Louis Cashman Jr. suffered a debilitating stroke in 1984, and reins of publisher and editor passed to his son, Louis P. “Pat” Cashman III and daughter, Mary Louise Cashman. Upon the premature death of Mary Louise in 1987, Pat Cashman assumed responsibility of both publisher and editor.
The decade of the nineties was met with a new mirrored facade at the nearly 40-year-old building, more interior refurbishing, and a canopy added to the Cherry Street side.
Once again, technology challenged the newspaper, and Cashman embraced the modern computer revolution.
As the methods of producing a modern newspaper changed, so did the demands on the building at South and Cherry. The newspaper was now receiving as many as eight 18-wheelers a day loaded with pre-printed advertising circulars, and newsprint (the paper on which a newspaper is printed) to feed the presses at a rate of 20 tons a week. Independent newspaper carriers clogged the sidewalk and street to load 15,000 newspapers each day for home delivery. It soon became evident that the stout concrete and steel structure, though built like a rock, was nonetheless becoming less suited for a modern newspaper plant.
New technology would not lend itself to the building’s configuration, despite the hundreds of thousands of dollars spent updating the building over the years.

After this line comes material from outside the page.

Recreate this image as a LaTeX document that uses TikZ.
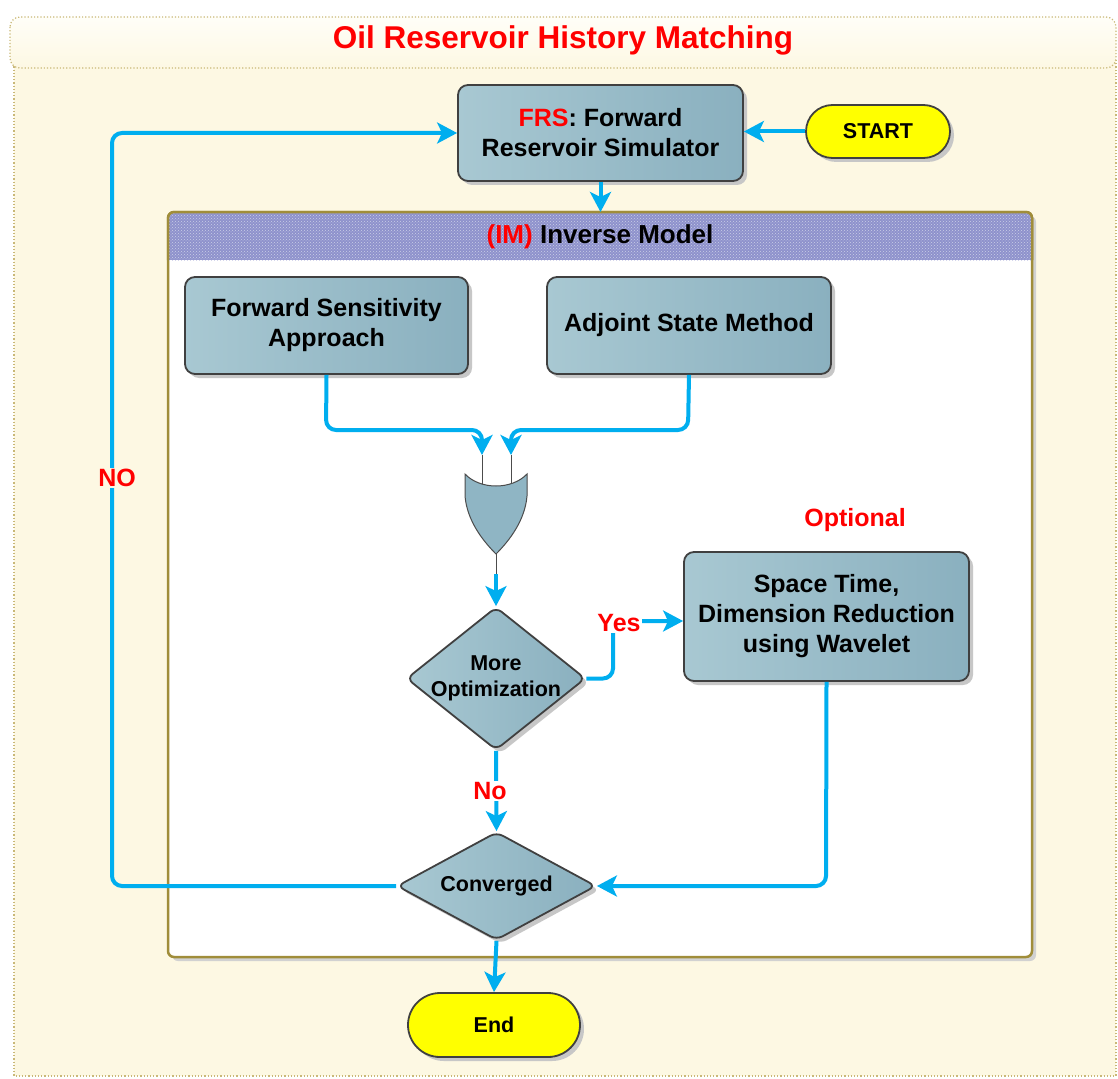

After a feasibility study by renown newspaper architects and engineers of the Austin Company, in 1994 the Cashman family purchased a deteriorating shopping center along 1-20 which formerly housed a K & B Drug and Kroger grocery store.
A tremendous commitment to the future of the community was made when more than $5.5 million was invested in turning an eyesore into a beautiful home for the newspaper and tenants Best Office Supply, Sherwin Williams, Signs First, Speediprint, and WBBV-FM.
The frightening task of moving more than 75 employees, starting up an entirely new system of newspaper production while updating its Urbanite presses challenged the dedicated employees and family owners in 1996. To do so without missing a day of publication would indeed be a noteworthy feat. But the newspaper has thrived on such challenges, and met this one.
Also to start the new year, a small but significant change was made. For the first time since the newspaper began in 1883, there would be no Vicksburg Evening Post. No Vicksburg Sunday Post. The 7-day newspaper would be simply The Vicksburg Post. The building at South and Cherry Streets was made a gift to the United Way by the Cashman family in 1997.
Along with a new building, powerful Apple computers and image setters give editors and reporters awesome power of design, flexibility and speed to rush the latest news to readers. From wood type, to molten lead, to digital bytes, the power of the press is riding high on the future wave of technology.
Still, the basic premise of this family newspaper is not lost in gigabytes and a tide of megahertz. Your life is molded by the environment you live in, and it has never been more important that you know what is happening in it … that, dear readers, is our commitment to you.
Perhaps founder John Gordon Cashman said it best when he said the newspaper “depends alone for support upon the goodwill and encouragement of the business interests and citizens of Vicksburg, and the people generally, and will endeavor to merit and deserve a continuance of that goodwill and encouragement which has been so freely bestowed upon the enterprize at the outset.”